To Owen Davies, a history professor at the University of Hertfordshire and the author of Grimoires: A History of Magic Books, the latest digital iterations of magick are not far away from their origins. The internet and computers, he says, do not vanquish belief in magick, but create new ways to engage with it.
“The relationship between magic and technology is entwined,” Davies told Motherboard. “When we first move from papyrus to books, that’s a big technological change—it also shapes and changes the way in which magic is written, disseminated.”
“When you get the advent of moving from carving on clay tablets to inks, that’s a new technology,” Davies continued. “When you introduce inks, you can have ink of all different types, and different types can have new meanings and potencies. Then you move to the printing press again, another new technology, which once again democratizes in the sense the production of sigils.”

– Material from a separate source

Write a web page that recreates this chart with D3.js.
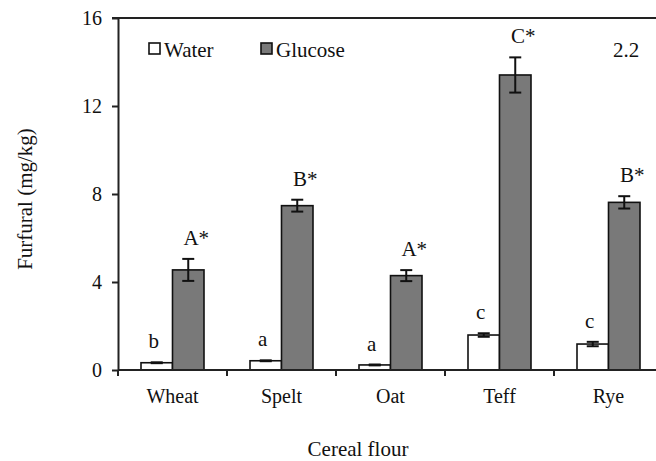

As technology marches towards an even more direct relationship with the physical world, the Sigil Engine may also follow this trend. Mason and Tidman are already considering generating AutoCAD files, so that sigil designs can be easily exported to 3D printers. They are also toying with the idea of creating a full mobile application, which would allow users to save the sigils more easily to their devices, or “dissolve” them permanently within the app, mirroring the destruction of paper sigils in more traditional practice.
With the exception of the ultra-rich, most of us can agree that reality has been especially shitty lately. As Grant Morrison said of sigils at the 2000 Disinfo Conference: “I’m here to tell you to try it when you go home tonight because it fucking works … We’re dealing with some kind of operating system that can be hacked, using words, and words seem to be the binding agent for this thing, whatever it is.”
There’s no guarantee we can magick our way out of the various crises we now face. But with the Sigil Engine taking less than 10 seconds to spin up, at least it’s easier than ever to give it a metaphysical shot.